After waking at our remote camp at a large (windy) tarn SE of the mountain, Phil Richards and I slowly worked our way up to the high col on Smoky’s south ridge that would grant us access into the Roaring Creek valley below. Just before getting to the col we dropped our gear and continued the 400 vertical meters to the summit on an easy mix of rubble and scree along cliffs dropping from the false summit. Although the route reminded us a little of the bench on Cataract Peak, this one was much easier – thank goodness.

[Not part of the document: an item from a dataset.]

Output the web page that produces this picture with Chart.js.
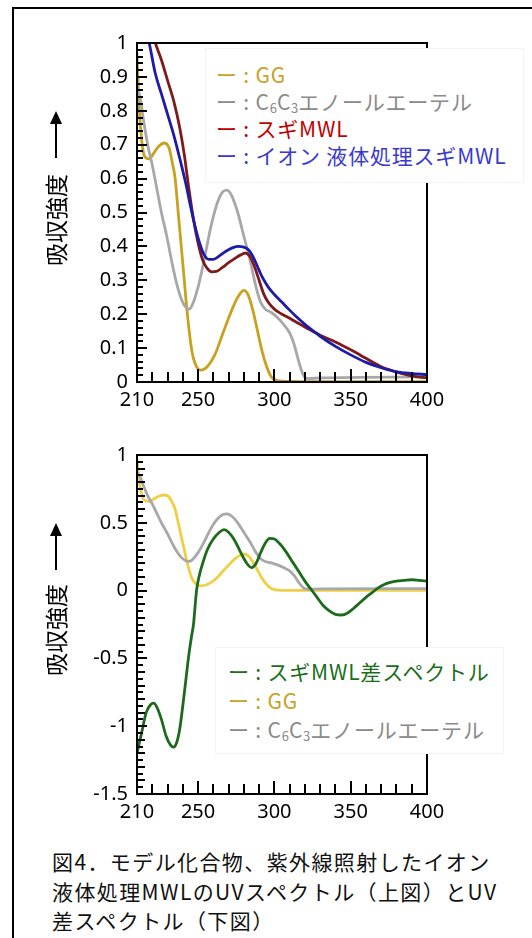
<!DOCTYPE html>
<html><head><meta charset="utf-8">
<script src="https://cdn.jsdelivr.net/npm/chart.js@4.4.1/dist/chart.umd.min.js"></script>
<style>
html,body{margin:0;padding:0;width:532px;height:938px;overflow:hidden;background:#fff;}
#frame{position:absolute;left:12px;top:7px;width:600px;height:1000px;border:2px solid #000;}
canvas{position:absolute;left:0;}
#c1{top:0;} #c2{top:430px;}
.legend{position:absolute;background:#fff;border:1px solid #f4f4f4;font-family:"Noto Sans CJK JP";font-size:21px;letter-spacing:0.8px;white-space:nowrap;box-sizing:border-box;}
.legend sub{font-size:13px;vertical-align:-3px;line-height:0;letter-spacing:0;}
#lg1{left:205px;top:48px;width:319px;height:135px;padding:12px 0 0 10px;line-height:27px;}
#lg2{left:215px;top:647px;width:289px;height:107px;padding:9px 0 0 12px;line-height:29px;}
.caption{position:absolute;left:52px;top:847px;font-family:"Noto Sans CJK JP";font-size:21px;letter-spacing:1.4px;line-height:29.5px;color:#111;white-space:nowrap;}
</style></head>
<body>
<div id="frame"></div>
<canvas id="c1" width="532" height="430"></canvas>
<canvas id="c2" width="532" height="412"></canvas>
<div class="legend" id="lg1"></div>
<div class="legend" id="lg2"></div>
<div class="caption" id="cap"></div>
<script>
// ---- data (wavelength nm, absorbance) ----
const ggWl   = [210,211,212.5,215,218,221,224,228,231,233,235,237,240,243,246,249,252,256,261,266,271,276,280,283,286,289,292,295,298,302,310,320,400];
const ggAbs  = [0.97,0.85,0.74,0.665,0.658,0.675,0.694,0.705,0.69,0.65,0.6,0.5,0.35,0.2,0.09,0.045,0.035,0.045,0.08,0.14,0.2,0.25,0.27,0.255,0.21,0.15,0.09,0.045,0.015,0.004,0.002,0.001,0.001];
const enolWl  = [210,212,214,217,220,223,226,229.5,233,236,239,242,244,246,250,254,258,262,266,269,272,276,280,284,288,291,294,298,302,306,310,313,316,319,322,330,400];
const enolAbs = [0.87,0.84,0.78,0.7,0.64,0.57,0.5,0.43,0.35,0.29,0.245,0.22,0.215,0.225,0.28,0.36,0.45,0.52,0.56,0.566,0.55,0.5,0.43,0.36,0.28,0.235,0.215,0.205,0.19,0.17,0.145,0.11,0.06,0.02,0.01,0.012,0.015];
const mwlWl  = [210,215,220,222,226,230,234,238,241,244,247,250,253,256,259,262,266,270,274,278,281,284,287,290,293,296,300,305,310,315,320,325,330,340,350,360,370,380,390,400];
const mwlAbs = [1.2,1.1,1.03,1.0,0.95,0.89,0.83,0.75,0.67,0.57,0.48,0.41,0.36,0.335,0.325,0.326,0.338,0.352,0.364,0.375,0.38,0.37,0.34,0.3,0.26,0.235,0.215,0.2,0.188,0.175,0.162,0.15,0.138,0.118,0.095,0.07,0.045,0.03,0.018,0.012];
const ilWl   = [210,214,218,222,226,230,234,238,242,245,248,251,254,257,260,264,268,272,276,280,283,286,289,292,296,300,305,310,315,320,325,330,340,350,360,370,380,390,400];
const ilAbs  = [1.15,1.07,1.0,0.91,0.85,0.79,0.73,0.66,0.585,0.52,0.46,0.41,0.375,0.362,0.362,0.372,0.385,0.395,0.4,0.398,0.39,0.37,0.34,0.31,0.28,0.258,0.235,0.212,0.19,0.17,0.152,0.135,0.105,0.08,0.058,0.042,0.03,0.025,0.022];
const diffWl  = [210,213,216,219,221,223,226,229,232,234,236,238,240,242,244,246,247,249,251,253,256,260,264,267,270,274,278,282,285,288,291,294,297,300,304,308,312,316,320,324,328,332,336,340,344,348,352,356,360,364,368,372,376,380,385,390,395,400];
const diffAbs = [-1.2,-1.05,-0.9,-0.84,-0.83,-0.86,-0.95,-1.07,-1.14,-1.155,-1.12,-1.02,-0.85,-0.66,-0.47,-0.32,-0.25,0.0,0.12,0.2,0.3,0.38,0.43,0.45,0.43,0.37,0.28,0.2,0.17,0.2,0.28,0.35,0.385,0.38,0.34,0.28,0.21,0.14,0.07,0.01,-0.05,-0.11,-0.15,-0.175,-0.18,-0.165,-0.13,-0.09,-0.05,-0.015,0.02,0.045,0.06,0.07,0.075,0.08,0.075,0.07];

const xTickLabels    = [210,250,300,350,400];
const yTickLabelsTop = [0,0.1,0.2,0.3,0.4,0.5,0.6,0.7,0.8,0.9,1];
const yTickLabelsBot = [-1.5,-1,-0.5,0,0.5,1];

const namesTop  = ['GG','C₆C₃エノールエーテル','スギMWL','イオン 液体処理スギMWL'];
const namesBot  = ['スギMWL差スペクトル','GG','C₆C₃エノールエーテル'];
const yTitle = '吸収強度';
const captionLines = ['図4．モデル化合物、紫外線照射したイオン','液体処理MWLのUVスペクトル（上図）とUV','差スペクトル（下図）'];

// ---- colours ----
const C = {gg:'#c8a21e', ggLight:'#f0cf45', enol:'#a8a8a8', mwl:'#7e1a1a', il:'#1c1ca8', diff:'#1d6a1d'};
const T = {gg:'#c9a227', enol:'#8a8a8a', mwl:'#c00000', il:'#3a3ad0', diff:'#1a6e1a'};

const pts = (w,a) => w.map((x,i)=>({x, y:a[i]}));
const ds = (label, w, a, color) => ({label, data:pts(w,a), borderColor:color, borderWidth:2.8, pointRadius:0, tension:0.4, cubicInterpolationMode:'monotone', fill:false, clip:1});

function frameTicksPlugin(cfg){
  return {
    id:'frameTicks_'+cfg.id,
    afterDraw(chart){
      const ctx = chart.ctx, a = chart.chartArea, x = chart.scales.x, y = chart.scales.y;
      ctx.save();
      ctx.strokeStyle='#000'; ctx.fillStyle='#000'; ctx.lineWidth=2;
      const n = Math.round((cfg.yMax-cfg.yMin)/cfg.yStep);
      for(let i=0;i<=n;i++){
        const v = cfg.yMin + i*cfg.yStep;
        let len = 6;
        if (Math.abs(v/cfg.yMajor - Math.round(v/cfg.yMajor))<1e-6) len = 10;
        else if (cfg.yMid && Math.abs(v/cfg.yMid - Math.round(v/cfg.yMid))<1e-6) len = 8;
        const py = Math.round(y.getPixelForValue(v));
        ctx.fillRect(a.left, py-1, len, 2);
      }
      for(let v=210; v<=400; v+=10){
        const px = Math.round(x.getPixelForValue(v));
        const len = (v%50===0) ? 13 : 10;
        ctx.fillRect(px-1, a.bottom-len, 2, len);
      }
      ctx.strokeRect(a.left,a.top,a.right-a.left,a.bottom-a.top);
      ctx.font='23px "Noto Sans CJK JP"';
      ctx.textAlign='center'; ctx.textBaseline='middle';
      ctx.save(); ctx.translate(cfg.tx, cfg.ty); ctx.rotate(-Math.PI/2); ctx.fillText(yTitle,0,0); ctx.restore();
      ctx.beginPath(); ctx.moveTo(cfg.tx,cfg.a1); ctx.lineTo(cfg.tx,cfg.a0+10); ctx.stroke();
      ctx.beginPath(); ctx.moveTo(cfg.tx,cfg.a0); ctx.lineTo(cfg.tx-6,cfg.a0+13); ctx.lineTo(cfg.tx+6,cfg.a0+13); ctx.closePath(); ctx.fill();
      ctx.restore();
    }
  };
}

function make(id, datasets, yMin, yMax, yLabels, padTop, cfg){
  cfg.id = id; cfg.yMin = yMin; cfg.yMax = yMax;
  return new Chart(document.getElementById(id), {
    type:'line',
    data:{datasets},
    options:{
      responsive:false, animation:false,
      layout:{padding:{left:0, top:padTop, right:105, bottom:0}},
      plugins:{legend:{display:false}, tooltip:{enabled:false}},
      scales:{
        x:{type:'linear', min:210, max:400,
           afterBuildTicks:s=>{s.ticks = xTickLabels.map(v=>({value:v}));},
           afterFit:s=>{s.height=48;},
           grid:{display:false, drawTicks:false}, border:{display:false},
           ticks:{autoSkip:false, maxRotation:0, padding:6, color:'#000', font:{family:'Noto Sans', size:20}, callback:v=>String(v)}},
        y:{type:'linear', min:yMin, max:yMax,
           afterBuildTicks:s=>{s.ticks = yLabels.map(v=>({value:v}));},
           afterFit:s=>{s.width=137;},
           grid:{display:false, drawTicks:false}, border:{display:false},
           ticks:{autoSkip:false, padding:9, color:'#000', font:{family:'Noto Sans', size:20}, callback:v=>String(v)}}
      }
    },
    plugins:[frameTicksPlugin(cfg)]
  });
}

make('c1', [
  ds(namesTop[3], ilWl, ilAbs, C.il),
  ds(namesTop[2], mwlWl, mwlAbs, C.mwl),
  ds(namesTop[1], enolWl, enolAbs, C.enol),
  ds(namesTop[0], ggWl, ggAbs, C.gg)
], 0, 1, yTickLabelsTop, 43, {yStep:0.02, yMajor:0.1, tx:56, ty:220, a0:111, a1:158});

make('c2', [
  ds(namesBot[0], diffWl, diffAbs, C.diff),
  ds(namesBot[2], enolWl, enolAbs, C.enol),
  ds(namesBot[1], ggWl, ggAbs, C.ggLight)
], -1.5, 1, yTickLabelsBot, 25, {yStep:0.05, yMajor:0.5, yMid:0.1, tx:56, ty:200, a0:93, a1:140});

const fmt = s => s.replace(/₆/g,'<sub>6</sub>').replace(/₃/g,'<sub>3</sub>');
const row = (name,color) => `<div style="color:${color}">ー : ${fmt(name)}</div>`;
document.getElementById('lg1').innerHTML =
  row(namesTop[0],T.gg)+row(namesTop[1],T.enol)+row(namesTop[2],T.mwl)+row(namesTop[3],T.il);
document.getElementById('lg2').innerHTML =
  row(namesBot[0],T.diff)+row(namesBot[1],T.gg)+row(namesBot[2],T.enol);
document.getElementById('cap').innerHTML = captionLines.join('<br>');
</script>
</body></html>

Slowly the peaks around us dropped lower and lower until we were higher than everything except the giants to the west – Cataract, Little Cataract and Dip Slope Mountain. The morning breezes were brisk as I nervously opened the soaking wet register to find that we were, as expected, the first to sign after Rick and Bob’s ascent 23 years previous. (Little did we know that Devan would be at this spot after traversing from Bellow and Howl only a day later!) We took in the wonderful summit views, remembering way too many other trips into these valleys and summits before slowly starting back down to our packs.
Descent was fast and easy to the packs where we continued on to a long day of exploring the Roaring Creek valley and ascending Mount Goodair that afternoon. Smoky Mountain is likely one of the easiest peaks I’ve ascended in the area other than maybe Whimper Peak, which felt much bigger since we didn’t camp 350 meters below its summit the night before.
What makes Smoky Mountain such a rare gem is simply the process of getting onto its easy south rubble ledge. In our case that involved a 48 kilometer, 11.5 hour approach with over 1200 meters of height gain with overnight packs. Once you’ve managed to work through that ‘little’ problem, there are no more difficulties other than a few hundred additional vertical meters and some loose rubble to get to the top.